Annelous Lammerts (NED) was similarly dominant in the Formula Kite Women, and winning a gold medal at a World Cup event was a major breakthrough for the Dutch rider who has been working hard to get into a position to challenge for the podium.
It was also a breakthrough moment for Peruvian windsurfer Maria Belen (PER) who beat her iQFOiL training partner Lilian de Geus (NED) by the tightest of tiebreaks. Unfortunately the wind died on the final afternoon of the six-day regatta, meaning we never got to see the thrilling ‘winner-takes-all’ three-board final. For winning the qualifying part of the week, Belen had already secured herself some kind of medal and it would be down to a single race lasting just a few minutes to determine if it would be gold, silver or bronze for Peru. With no final-day racing however, the gold automatically went to Belen.
Similarly for Huig Jan Tak (NED) in the iQFOiL Men’s fleet, the Dutchman really wanted the adrenalin kick of that three-way scrap for the medals. The final day jeopardy formats which have been introduced by the new foiling events are a far cry from the more traditional approach of the boat classes which still contest their regatta through a week of qualifying racing, topped off by a double-points medal race for the top 10.
Asked where Tak stands on the subject of finals formats, the Dutchman replies: “Defining the best athletes is the most important thing. This is why we’re doing what we do. We want to race and we want to win in a fair way. But we can’t forget that we really want to grow our sport and show it off to the public, which makes it a really hard discussion because they want excitement and they want a show.
“I have to say that crossing the finish line in a final where it’s all or nothing and you’ve come through it and won the event – that’s an amazing, amazing feeling. And it’s like really like a big high, where you hit this peak emotion in the moment, instead of a gradual build into happy times during the whole week..”
The 30-plus knot foiling classes are certainly bringing fresh excitement as well as radical new ideas about how to run high-level competition. The Dutch organisers of the Hempel World Cup Series at the Allianz Regatta brought fresh thinking to staging a world-class event, bringing it closer to the city and the people of Almere and Amsterdam. The courses closer to Amsterdam suffered from a significant weed problem which affected the racing on the first day but the Dutch are fast learners and fast innovators.

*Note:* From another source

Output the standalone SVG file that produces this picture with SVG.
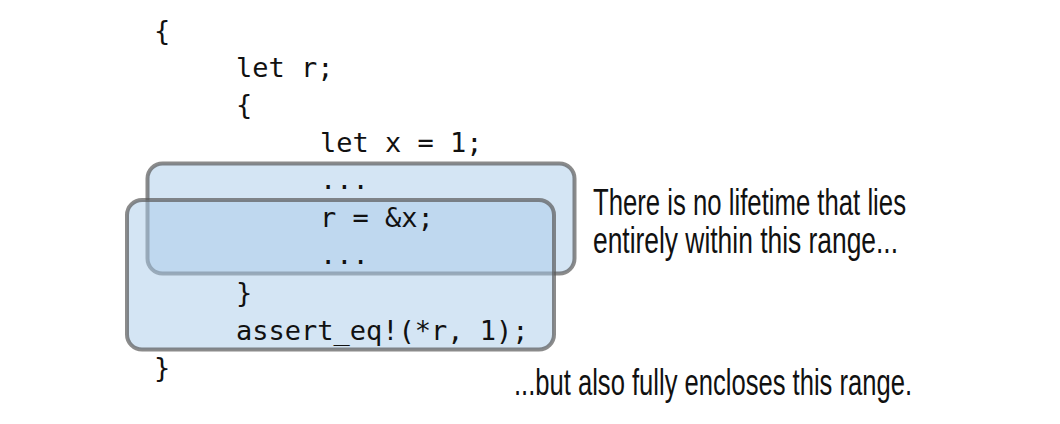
<svg xmlns="http://www.w3.org/2000/svg" width="1060" height="424" viewBox="0 0 1060 424">
  <style>
    .code { font-family: "DejaVu Sans Mono", "Liberation Mono", monospace; font-size: 27px; fill: #111; }
    .note { font-family: "Liberation Sans", Arial, sans-serif; font-size: 25px; fill: #111; }
    .range { fill: #a9cbe9; fill-opacity: 0.5; stroke: #5a5a5a; stroke-opacity: 0.7; stroke-width: 4; }
  </style>
  <rect width="1060" height="424" fill="#ffffff"/>
  <g id="range-inner">
    <rect class="range" x="147.5" y="163.5" width="427" height="110" rx="15"/>
  </g>
  <g id="range-outer">
    <rect class="range" x="127" y="200" width="427" height="149.5" rx="15"/>
  </g>
  <g id="code">
    <text class="code" x="154" y="40">{</text>
    <text class="code" x="236" y="77">let r;</text>
    <text class="code" x="236" y="114">{</text>
    <text class="code" x="320" y="152">let x = 1;</text>
    <text class="code" x="320" y="189">...</text>
    <text class="code" x="320" y="227">r = &amp;x;</text>
    <text class="code" x="320" y="264">...</text>
    <text class="code" x="236" y="302">}</text>
    <text class="code" x="236" y="340">assert_eq!(*r, 1);</text>
    <text class="code" x="154" y="377">}</text>
  </g>
  <g id="labels">
    <g transform="translate(593,215) scale(1,1.45)">
      <text class="note" x="0" y="0" textLength="313" lengthAdjust="spacingAndGlyphs">There is no lifetime that lies</text>
    </g>
    <g transform="translate(593,253) scale(1,1.45)">
      <text class="note" x="0" y="0" textLength="305" lengthAdjust="spacingAndGlyphs">entirely within this range...</text>
    </g>
    <g transform="translate(514,395) scale(1,1.45)">
      <text class="note" x="0" y="0" textLength="398" lengthAdjust="spacingAndGlyphs">...but also fully encloses this range.</text>
    </g>
  </g>
  <g id="connectors"/>
</svg>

Former volleyball professional Arno van Geuren heads up the Dutch Watersports Federation and was proud of what had been achieved in year one of a long-term plan for the regatta. “We have the industry and the sense of innovation in the Netherlands to try new ideas,” he said. Two such examples were the use of Smartmarks, self-propelled marks which hold their position to within 40cm accuracy thanks to a combination of GPS location and internal gyroscopic sensors, along with the trial of a new RS Electric Pulse rib.
“We need a lot of volunteers to organise our sport and I think Smartmarks are making it easier to do things with fewer people, And we have the challenge of reducing carbon emissions with all the ribs on the water, and the Pulse electric rib is a move in the right direction,” van Geuren explained.
Van Geuren sees the Olympic sailors as vital ambassadors to help grow the sport by inspiring the next generation. “Having the Olympic competition as part of Dutch Water Week is very important, because these are the heroes of our sport. This year’s event was the start of something big which I hope and expect will become a tradition to last many, many years. We started the idea just a year ago, so I’m really proud of where we’ve reached. We’re here now and we’re learning, we’re improving. We need all the feedback from to make it better next year and to make this regatta one of the best in the world.”